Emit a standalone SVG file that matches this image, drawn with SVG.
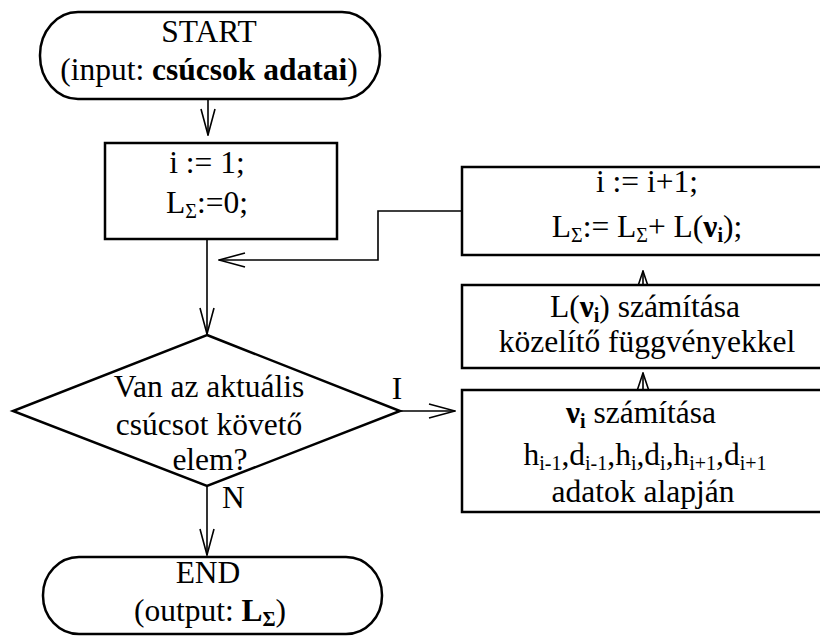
<svg xmlns="http://www.w3.org/2000/svg" width="820" height="636" viewBox="0 0 820 636">
  <style>
    .shape { fill: #fff; stroke: #000; stroke-width: 2.5; }
    .conn { fill: none; stroke: #000; stroke-width: 1.6; }
    text { font-family: "Liberation Serif", "Times New Roman", serif; font-size: 31.5px; fill: #000; }
    .c { text-anchor: middle; }
    .b { font-weight: bold; }
    .sub { font-size: 20px; }
  </style>
  <defs>
    <marker id="arrow" markerUnits="userSpaceOnUse" viewBox="0 0 28 16" refX="27" refY="8" markerWidth="28" markerHeight="16" orient="auto">
      <path d="M1,1 L27,8 L1,15" fill="none" stroke="#000" stroke-width="1.6"/>
    </marker>
    <marker id="arrowS" markerUnits="userSpaceOnUse" viewBox="0 0 20 14" refX="19" refY="7" markerWidth="20" markerHeight="14" orient="auto">
      <path d="M1,1 L19,7 L1,13" fill="none" stroke="#000" stroke-width="1.6"/>
    </marker>
  </defs>
  <rect width="820" height="636" fill="#fff"/>

  <!-- connectors -->
  <g id="connectors">
    <path class="conn" d="M208,100 L208,135" marker-end="url(#arrow)"/>
    <path class="conn" d="M207,239 L207,334" marker-end="url(#arrow)"/>
    <path class="conn" d="M462,211 L378,211 L378,260 L219,260" marker-end="url(#arrow)"/>
    <path class="conn" d="M400,411 L455,411" marker-end="url(#arrow)"/>
    <path class="conn" d="M207,486 L207,555" marker-end="url(#arrow)"/>
    <path class="conn" d="M643,391 L643,373" marker-end="url(#arrowS)"/>
    <path class="conn" d="M643,289 L643,271" marker-end="url(#arrowS)"/>
  </g>

  <!-- start terminal -->
  <g id="start">
    <rect class="shape" x="40" y="12" width="340" height="87" rx="38" ry="43"/>
    <text class="c" x="209" y="42">START</text>
    <text class="c" x="209" y="80">(input: <tspan class="b">csúcsok adatai</tspan>)</text>
  </g>

  <!-- initialisation -->
  <g id="init">
    <rect class="shape" x="105" y="143" width="232" height="96"/>
    <text class="c" x="207" y="173">i := 1;</text>
    <text class="c" x="207" y="213">L<tspan class="sub" dy="5">Σ</tspan><tspan dy="-5">:=0;</tspan></text>
  </g>

  <!-- decision -->
  <g id="decision">
    <polygon class="shape" points="207,335 400,411 207,486 13,411"/>
    <text class="c" x="209" y="397">Van az aktuális</text>
    <text class="c" x="209" y="435">csúcsot követő</text>
    <text class="c" x="210" y="470">elem?</text>
    <text class="c" x="397" y="399">I</text>
    <text x="222" y="508">N</text>
  </g>

  <!-- increment step -->
  <g id="increment">
    <rect class="shape" x="462" y="167" width="370" height="88"/>
    <text class="c" x="647" y="192">i := i+1;</text>
    <text class="c" x="647" y="237">L<tspan class="sub" dy="5">Σ</tspan><tspan dy="-5">:= L</tspan><tspan class="sub" dy="5">Σ</tspan><tspan dy="-5">+ L(</tspan><tspan class="b">ν</tspan><tspan class="b sub" dy="5">i</tspan><tspan dy="-5">);</tspan></text>
  </g>

  <!-- length computation -->
  <g id="length">
    <rect class="shape" x="462" y="285" width="370" height="83"/>
    <text class="c" x="645" y="317">L(<tspan class="b">ν</tspan><tspan class="b sub" dy="5">i</tspan><tspan dy="-5">) számítása</tspan></text>
    <text class="c" x="647" y="352">közelítő függvényekkel</text>
  </g>

  <!-- nu computation -->
  <g id="nu">
    <rect class="shape" x="462" y="390" width="370" height="122"/>
    <text class="c" x="641" y="423"><tspan class="b">ν</tspan><tspan class="b sub" dy="5">i</tspan><tspan dy="-5"> számítása</tspan></text>
    <text class="c" x="645" y="465">h<tspan class="sub" dy="5">i-1</tspan><tspan dy="-5">,d</tspan><tspan class="sub" dy="5">i-1</tspan><tspan dy="-5">,h</tspan><tspan class="sub" dy="5">i</tspan><tspan dy="-5">,d</tspan><tspan class="sub" dy="5">i</tspan><tspan dy="-5">,h</tspan><tspan class="sub" dy="5">i+1</tspan><tspan dy="-5">,d</tspan><tspan class="sub" dy="5">i+1</tspan></text>
    <text class="c" x="643" y="502">adatok alapján</text>
  </g>

  <!-- end terminal -->
  <g id="end">
    <rect class="shape" x="43" y="557" width="339" height="77" rx="36" ry="38"/>
    <text class="c" x="208" y="583">END</text>
    <text class="c" x="210" y="621">(output: <tspan class="b">L</tspan><tspan class="b sub" dy="5">Σ</tspan><tspan dy="-5">)</tspan></text>
  </g>
</svg>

○ ○ ○ ○ ○

**EXERCISE PROMPT**
Without the pictures, transcribe the listing above exactly.

**ANSWER IN FULL**
Emit a standalone SVG file that matches this image, drawn with SVG.
<svg xmlns="http://www.w3.org/2000/svg" width="820" height="636" viewBox="0 0 820 636">
  <style>
    .shape { fill: #fff; stroke: #000; stroke-width: 2.5; }
    .conn { fill: none; stroke: #000; stroke-width: 1.6; }
    text { font-family: "Liberation Serif", "Times New Roman", serif; font-size: 31.5px; fill: #000; }
    .c { text-anchor: middle; }
    .b { font-weight: bold; }
    .sub { font-size: 20px; }
  </style>
  <defs>
    <marker id="arrow" markerUnits="userSpaceOnUse" viewBox="0 0 28 16" refX="27" refY="8" markerWidth="28" markerHeight="16" orient="auto">
      <path d="M1,1 L27,8 L1,15" fill="none" stroke="#000" stroke-width="1.6"/>
    </marker>
    <marker id="arrowS" markerUnits="userSpaceOnUse" viewBox="0 0 20 14" refX="19" refY="7" markerWidth="20" markerHeight="14" orient="auto">
      <path d="M1,1 L19,7 L1,13" fill="none" stroke="#000" stroke-width="1.6"/>
    </marker>
  </defs>
  <rect width="820" height="636" fill="#fff"/>

  <!-- connectors -->
  <g id="connectors">
    <path class="conn" d="M208,100 L208,135" marker-end="url(#arrow)"/>
    <path class="conn" d="M207,239 L207,334" marker-end="url(#arrow)"/>
    <path class="conn" d="M462,211 L378,211 L378,260 L219,260" marker-end="url(#arrow)"/>
    <path class="conn" d="M400,411 L455,411" marker-end="url(#arrow)"/>
    <path class="conn" d="M207,486 L207,555" marker-end="url(#arrow)"/>
    <path class="conn" d="M643,391 L643,373" marker-end="url(#arrowS)"/>
    <path class="conn" d="M643,289 L643,271" marker-end="url(#arrowS)"/>
  </g>

  <!-- start terminal -->
  <g id="start">
    <rect class="shape" x="40" y="12" width="340" height="87" rx="38" ry="43"/>
    <text class="c" x="209" y="42">START</text>
    <text class="c" x="209" y="80">(input: <tspan class="b">csúcsok adatai</tspan>)</text>
  </g>

  <!-- initialisation -->
  <g id="init">
    <rect class="shape" x="105" y="143" width="232" height="96"/>
    <text class="c" x="207" y="173">i := 1;</text>
    <text class="c" x="207" y="213">L<tspan class="sub" dy="5">Σ</tspan><tspan dy="-5">:=0;</tspan></text>
  </g>

  <!-- decision -->
  <g id="decision">
    <polygon class="shape" points="207,335 400,411 207,486 13,411"/>
    <text class="c" x="209" y="397">Van az aktuális</text>
    <text class="c" x="209" y="435">csúcsot követő</text>
    <text class="c" x="210" y="470">elem?</text>
    <text class="c" x="397" y="399">I</text>
    <text x="222" y="508">N</text>
  </g>

  <!-- increment step -->
  <g id="increment">
    <rect class="shape" x="462" y="167" width="370" height="88"/>
    <text class="c" x="647" y="192">i := i+1;</text>
    <text class="c" x="647" y="237">L<tspan class="sub" dy="5">Σ</tspan><tspan dy="-5">:= L</tspan><tspan class="sub" dy="5">Σ</tspan><tspan dy="-5">+ L(</tspan><tspan class="b">ν</tspan><tspan class="b sub" dy="5">i</tspan><tspan dy="-5">);</tspan></text>
  </g>

  <!-- length computation -->
  <g id="length">
    <rect class="shape" x="462" y="285" width="370" height="83"/>
    <text class="c" x="645" y="317">L(<tspan class="b">ν</tspan><tspan class="b sub" dy="5">i</tspan><tspan dy="-5">) számítása</tspan></text>
    <text class="c" x="647" y="352">közelítő függvényekkel</text>
  </g>

  <!-- nu computation -->
  <g id="nu">
    <rect class="shape" x="462" y="390" width="370" height="122"/>
    <text class="c" x="641" y="423"><tspan class="b">ν</tspan><tspan class="b sub" dy="5">i</tspan><tspan dy="-5"> számítása</tspan></text>
    <text class="c" x="645" y="465">h<tspan class="sub" dy="5">i-1</tspan><tspan dy="-5">,d</tspan><tspan class="sub" dy="5">i-1</tspan><tspan dy="-5">,h</tspan><tspan class="sub" dy="5">i</tspan><tspan dy="-5">,d</tspan><tspan class="sub" dy="5">i</tspan><tspan dy="-5">,h</tspan><tspan class="sub" dy="5">i+1</tspan><tspan dy="-5">,d</tspan><tspan class="sub" dy="5">i+1</tspan></text>
    <text class="c" x="643" y="502">adatok alapján</text>
  </g>

  <!-- end terminal -->
  <g id="end">
    <rect class="shape" x="43" y="557" width="339" height="77" rx="36" ry="38"/>
    <text class="c" x="208" y="583">END</text>
    <text class="c" x="210" y="621">(output: <tspan class="b">L</tspan><tspan class="b sub" dy="5">Σ</tspan><tspan dy="-5">)</tspan></text>
  </g>
</svg>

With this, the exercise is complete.